If West Virginia is to be a swing state in the fall, Obama needs to win converts such as Janet Reeves, 61, a banker from Charleston. Reeves said she is considering casting a write-in vote for Clinton in the fall because "this is who I believe in."
Her level of enthusiasm for Obama, she said, will depend on what Clinton says and does when getting out. "It's how she brings us together," Reeves said. "It's going to be her responsibility."
Clinton promised last night to "work my heart out for the nominee of the Democratic Party to make sure we have a Democratic president."
The Clinton campaign tried to make the most of its victory, distributing a memo earlier in the day noting that "no Democrat has won the White House without winning West Virginia since 1916."
"Any significant increase in voter turnout, coupled with a decisive Clinton victory, would send a strong message that Democrats remain excited and energized by Hillary's candidacy," the memo said.
Clinton's victory does help her cut into Obama's national popular vote advantage of roughly 700,000. Eclipsing Obama in the popular vote count through the final primaries is Clinton's last best argument to sway uncommitted superdelegates; those elected and party officials may chose whomever they want at the nominating convention.
Registered Democrats outnumber Republicans by nearly 2-to-1 in West Virginia, with organized labor in the mining and steel industries a powerful influence.

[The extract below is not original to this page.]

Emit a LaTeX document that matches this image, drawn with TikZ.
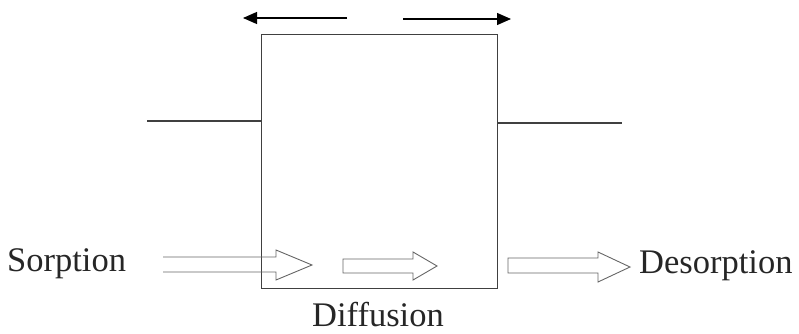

For decades, the state supported Democratic candidates in presidential elections. But George W. Bush took the five electoral votes twice, with his support of the coal industry and its mining practices, and guns. More than seven in 10 of the state's voters come from households with guns, according to the Almanac of American Politics.
Bill Clinton carried the state twice, and remains popular, said Gov. Joe Manchin III, an uncommitted superdelegate. Obama will have to put in a lot of retail-politics work to win over Mountain State voters as a nominee, he said.